Monday, 19 November 2012

A Time of Superstition


Months back, when I create a list of topics as background research for this campaign, I added Superstition. A player could always lay their misfortune as a result of a superstition overlooked, but other than black cats, witches and walking under ladders, my knowledge was very limited.

This past weekend I painted 16 Wolves from Coppelstone Castings and like most painting projects where my knowledge is limited, I screen the Internet for ideas. Along with the required details for wolf pelts, hunting patterns and the like, nuggets of useful information regarding superstitions and fables were uncovered.




Wolves (from Wikipedia)
"... in Roman mythology, the Capitoline Wolf nurses Romulus and Remus, the future founders of Rome.
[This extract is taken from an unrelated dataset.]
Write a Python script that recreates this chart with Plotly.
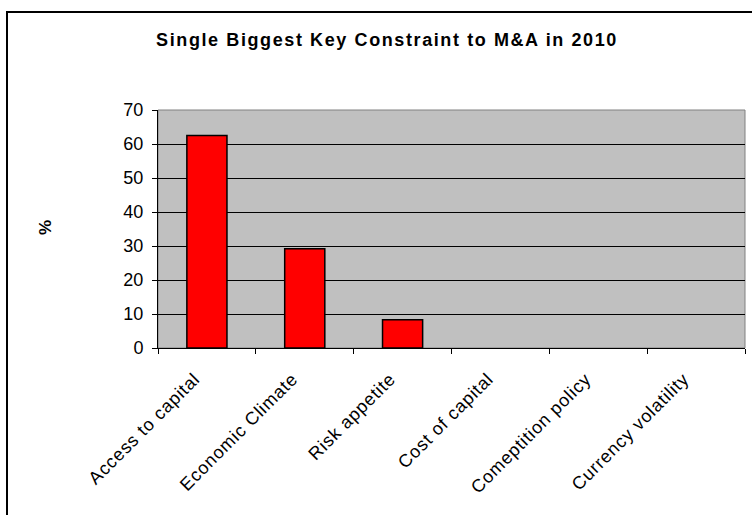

In the mythology of the Turks,  Mongols and Ainu, wolves were believed to be the ancestors of their people, while the Dena’ina believed wolves were once men, and viewed them as brothers."

"It appeared in the seventh century edition of the Physiologus, which infused pagan tales with the spirit of Christian moral and mystical teaching. The Physiologus portrays wolves as being able to strike men dumb on sight, and of having only one cervical vertebra. Dante included a she-wolf, representing greed and fraud, in the first canto of the Inferno."

The Malleus Maleficarum, first published in 1487, states that wolves are either agents of God sent to punish the wicked, or agents of Satan, sent with God's blessing to test the faith of believers.


Witches (from Wikipedia)
“Folk belief in reality of witchcraft had been denied by the church in earlier centuries; Charlemagne had specifically outlawed the old practice of witch burning "in the manner of the pagans" since witchcraft was originally viewed by many early medieval Christians as a pagan superstition.

By the 15th century, belief in witches was once again openly accepted in European society, but they typically suffered penalties no more harsh than public penances such as a day in the stocks. Persecution of witches became more brutal following the publication of the Malleus, with witchcraft being accepted as a real and dangerous phenomenon."

"In 1484 Kramer made one of the first attempts at a systematic persecution of witches in the region of Tyrol. It was not a success: Kramer was thrown out of the territory, and dismissed by the local bishop as a "senile old man". According to Diarmaid MacCulloch, writing the book was Kramer's act of self-justification and revenge. Some scholars have suggested that following the failed efforts in Tyrol, Kramer and Sprenger requested and received a papal bull Summis desiderantes affectibus in 1484. It allegedly gave full papal approval for the Inquisition to prosecute witchcraft in general and for Kramer and Sprenger specifically. Malleus Maleficarum was written in 1486 and the papal bull was included as part of the preface. “




Further Reading:
  





Application within the campaign
This is a tricky topic to bring to the game table without a medieval DBA game becoming a fantasy HOTT battle. The early WRG Ancient rule sets allowed for sacred items to lift a flagging morale; the Ark of the Covenant, the Raven banner, and the Oriflamme, to name a few.  In one manner, the hesitancy, uncertainty or fear could result in a reduction of movement, such as would be brought on with a thick mist or no movement due to an eclipse of the sun as examples. 

After some thought, this item would have a better place at the strategic level. If an area were known to be inhabited by wolves, witches or other demons one would normally give the area a pass. 

Questionable areas can be marked on a map, that any player wishing to pass through would require an extra incentive (extra pip) to do so. 

You could view the + 1 requirement to cover the time necessary to find the local “priest/wizard or astrologer” who could bless, conjure or divine the propitious moment to move.